▶ Your instructions
Copy exactly the lines that run from the top of the listing to the line containing "(title) at (784,19)", both ends included, and omit the pictures.

▶ Given data
╭──

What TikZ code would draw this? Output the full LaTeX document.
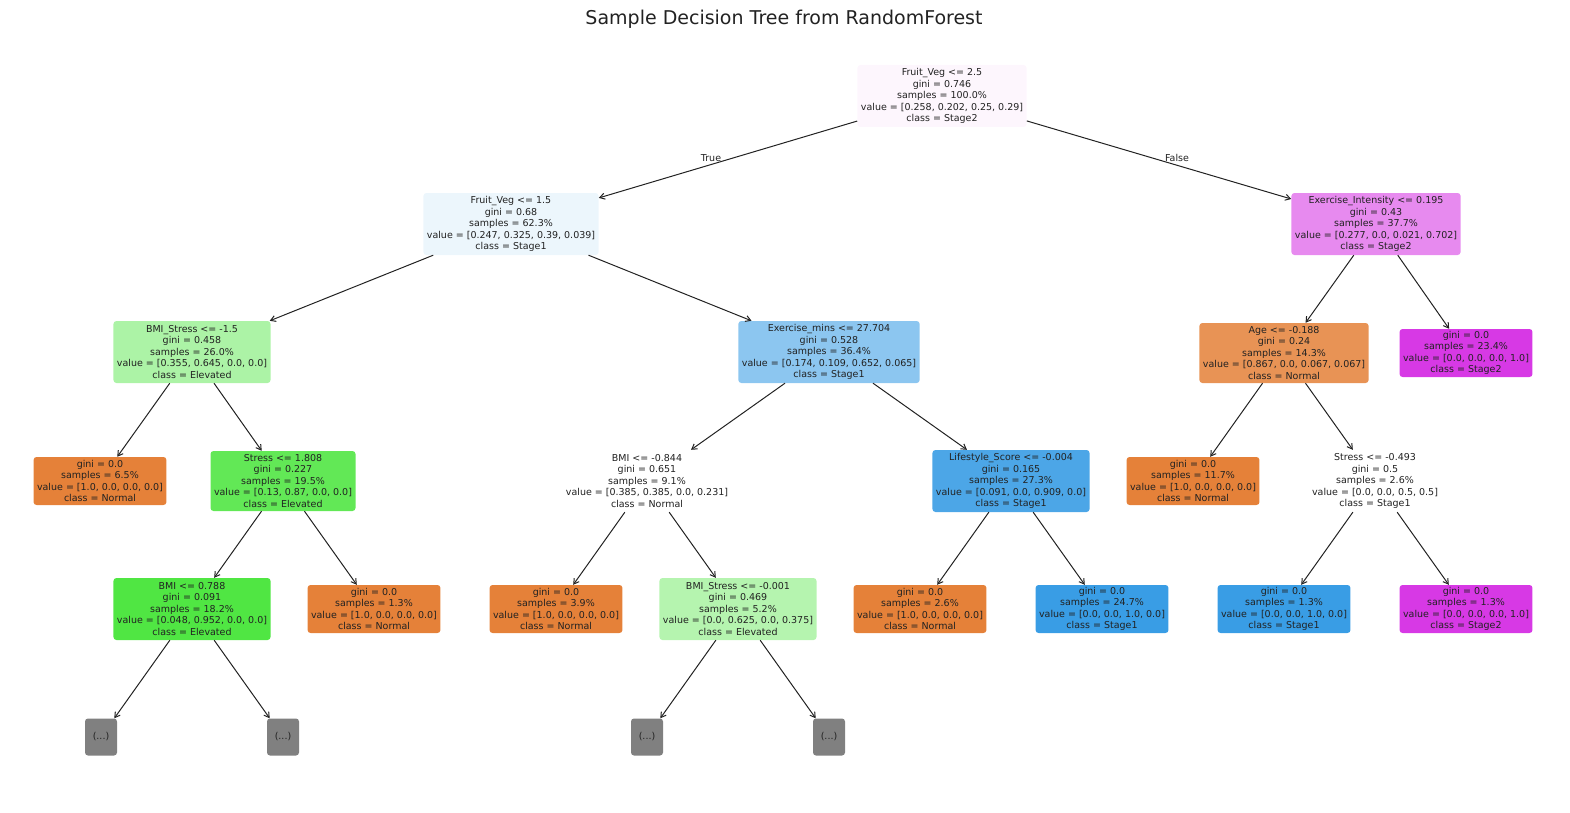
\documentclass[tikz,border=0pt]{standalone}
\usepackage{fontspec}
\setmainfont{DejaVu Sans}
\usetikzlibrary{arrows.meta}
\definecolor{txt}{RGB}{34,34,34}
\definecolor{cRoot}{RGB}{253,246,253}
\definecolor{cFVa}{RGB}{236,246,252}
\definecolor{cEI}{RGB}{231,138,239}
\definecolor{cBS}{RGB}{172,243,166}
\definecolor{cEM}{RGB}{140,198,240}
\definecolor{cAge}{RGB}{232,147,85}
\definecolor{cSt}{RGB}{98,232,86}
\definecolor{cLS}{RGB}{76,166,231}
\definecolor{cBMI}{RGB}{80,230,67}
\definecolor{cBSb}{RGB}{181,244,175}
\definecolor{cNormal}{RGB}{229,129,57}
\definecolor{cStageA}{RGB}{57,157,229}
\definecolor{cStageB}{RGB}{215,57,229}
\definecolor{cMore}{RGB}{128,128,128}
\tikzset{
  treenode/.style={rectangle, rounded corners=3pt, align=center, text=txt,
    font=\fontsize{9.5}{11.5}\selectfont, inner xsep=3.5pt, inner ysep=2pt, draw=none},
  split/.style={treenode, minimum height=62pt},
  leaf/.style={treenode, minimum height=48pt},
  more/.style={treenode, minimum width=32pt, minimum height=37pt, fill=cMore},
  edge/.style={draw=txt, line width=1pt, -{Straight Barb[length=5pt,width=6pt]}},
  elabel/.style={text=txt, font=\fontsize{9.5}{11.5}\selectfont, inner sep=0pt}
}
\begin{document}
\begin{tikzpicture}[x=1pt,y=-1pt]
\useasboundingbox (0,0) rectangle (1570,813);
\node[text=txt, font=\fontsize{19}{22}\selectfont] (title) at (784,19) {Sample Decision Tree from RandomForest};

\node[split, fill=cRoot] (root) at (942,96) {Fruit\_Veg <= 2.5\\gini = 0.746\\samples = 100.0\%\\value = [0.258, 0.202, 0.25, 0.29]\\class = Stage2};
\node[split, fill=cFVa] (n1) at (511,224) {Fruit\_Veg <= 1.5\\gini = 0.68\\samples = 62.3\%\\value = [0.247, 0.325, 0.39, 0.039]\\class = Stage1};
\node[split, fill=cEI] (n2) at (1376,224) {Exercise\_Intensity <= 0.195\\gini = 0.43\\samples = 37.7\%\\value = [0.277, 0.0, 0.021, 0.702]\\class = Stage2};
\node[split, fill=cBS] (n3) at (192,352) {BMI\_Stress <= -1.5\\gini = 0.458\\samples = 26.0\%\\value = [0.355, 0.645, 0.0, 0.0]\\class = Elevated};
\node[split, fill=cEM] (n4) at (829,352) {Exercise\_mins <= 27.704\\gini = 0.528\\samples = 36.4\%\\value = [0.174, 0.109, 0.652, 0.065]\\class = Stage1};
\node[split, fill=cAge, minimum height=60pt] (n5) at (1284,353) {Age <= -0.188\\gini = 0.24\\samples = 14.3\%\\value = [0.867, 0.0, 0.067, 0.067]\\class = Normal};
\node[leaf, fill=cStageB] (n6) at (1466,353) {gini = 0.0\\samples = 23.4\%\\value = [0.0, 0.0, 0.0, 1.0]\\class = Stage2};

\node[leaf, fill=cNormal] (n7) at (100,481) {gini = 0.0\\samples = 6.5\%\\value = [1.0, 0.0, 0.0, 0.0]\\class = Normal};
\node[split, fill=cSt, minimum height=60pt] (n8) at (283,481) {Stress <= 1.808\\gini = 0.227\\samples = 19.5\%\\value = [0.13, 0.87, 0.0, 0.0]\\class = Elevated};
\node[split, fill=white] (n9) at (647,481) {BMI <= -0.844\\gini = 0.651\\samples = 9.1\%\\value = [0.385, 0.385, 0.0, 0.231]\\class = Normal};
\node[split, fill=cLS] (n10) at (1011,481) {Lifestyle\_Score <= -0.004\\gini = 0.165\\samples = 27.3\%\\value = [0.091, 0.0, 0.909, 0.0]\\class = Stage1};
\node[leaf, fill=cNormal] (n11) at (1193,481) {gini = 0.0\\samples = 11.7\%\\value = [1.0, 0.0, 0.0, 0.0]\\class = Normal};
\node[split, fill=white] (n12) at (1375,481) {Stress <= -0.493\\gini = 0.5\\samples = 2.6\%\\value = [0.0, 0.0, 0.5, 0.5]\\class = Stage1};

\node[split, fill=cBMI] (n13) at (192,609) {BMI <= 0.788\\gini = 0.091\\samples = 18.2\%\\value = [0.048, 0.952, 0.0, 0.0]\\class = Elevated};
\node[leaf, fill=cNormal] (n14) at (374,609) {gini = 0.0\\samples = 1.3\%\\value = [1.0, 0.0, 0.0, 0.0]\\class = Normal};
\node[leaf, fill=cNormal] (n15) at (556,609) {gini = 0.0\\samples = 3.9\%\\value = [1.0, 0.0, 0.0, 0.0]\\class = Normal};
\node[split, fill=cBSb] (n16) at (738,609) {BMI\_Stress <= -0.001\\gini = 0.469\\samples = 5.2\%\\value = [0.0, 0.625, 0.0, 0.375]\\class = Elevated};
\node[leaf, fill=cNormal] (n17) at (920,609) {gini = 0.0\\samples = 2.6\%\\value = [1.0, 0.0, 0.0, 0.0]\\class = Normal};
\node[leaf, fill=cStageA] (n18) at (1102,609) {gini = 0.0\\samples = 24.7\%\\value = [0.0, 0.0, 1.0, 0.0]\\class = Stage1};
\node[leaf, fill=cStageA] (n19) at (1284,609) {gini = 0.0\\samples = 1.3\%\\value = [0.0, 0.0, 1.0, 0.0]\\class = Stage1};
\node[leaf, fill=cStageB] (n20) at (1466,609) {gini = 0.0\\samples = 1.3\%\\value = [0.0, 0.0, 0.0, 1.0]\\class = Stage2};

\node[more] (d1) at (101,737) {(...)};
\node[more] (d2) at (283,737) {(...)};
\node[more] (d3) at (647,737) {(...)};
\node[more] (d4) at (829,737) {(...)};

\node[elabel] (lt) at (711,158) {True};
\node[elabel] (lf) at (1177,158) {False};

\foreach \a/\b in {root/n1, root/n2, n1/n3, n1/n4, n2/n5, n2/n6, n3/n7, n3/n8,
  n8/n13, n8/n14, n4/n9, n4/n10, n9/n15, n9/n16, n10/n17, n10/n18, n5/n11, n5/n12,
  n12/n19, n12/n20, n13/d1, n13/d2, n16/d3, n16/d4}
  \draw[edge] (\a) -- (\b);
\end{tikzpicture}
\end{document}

╰──

▶ Solved exercise
What TikZ code would draw this? Output the full LaTeX document.
\documentclass[tikz,border=0pt]{standalone}
\usepackage{fontspec}
\setmainfont{DejaVu Sans}
\usetikzlibrary{arrows.meta}
\definecolor{txt}{RGB}{34,34,34}
\definecolor{cRoot}{RGB}{253,246,253}
\definecolor{cFVa}{RGB}{236,246,252}
\definecolor{cEI}{RGB}{231,138,239}
\definecolor{cBS}{RGB}{172,243,166}
\definecolor{cEM}{RGB}{140,198,240}
\definecolor{cAge}{RGB}{232,147,85}
\definecolor{cSt}{RGB}{98,232,86}
\definecolor{cLS}{RGB}{76,166,231}
\definecolor{cBMI}{RGB}{80,230,67}
\definecolor{cBSb}{RGB}{181,244,175}
\definecolor{cNormal}{RGB}{229,129,57}
\definecolor{cStageA}{RGB}{57,157,229}
\definecolor{cStageB}{RGB}{215,57,229}
\definecolor{cMore}{RGB}{128,128,128}
\tikzset{
  treenode/.style={rectangle, rounded corners=3pt, align=center, text=txt,
    font=\fontsize{9.5}{11.5}\selectfont, inner xsep=3.5pt, inner ysep=2pt, draw=none},
  split/.style={treenode, minimum height=62pt},
  leaf/.style={treenode, minimum height=48pt},
  more/.style={treenode, minimum width=32pt, minimum height=37pt, fill=cMore},
  edge/.style={draw=txt, line width=1pt, -{Straight Barb[length=5pt,width=6pt]}},
  elabel/.style={text=txt, font=\fontsize{9.5}{11.5}\selectfont, inner sep=0pt}
}
\begin{document}
\begin{tikzpicture}[x=1pt,y=-1pt]
\useasboundingbox (0,0) rectangle (1570,813);
\node[text=txt, font=\fontsize{19}{22}\selectfont] (title) at (784,19) {Sample Decision Tree from RandomForest};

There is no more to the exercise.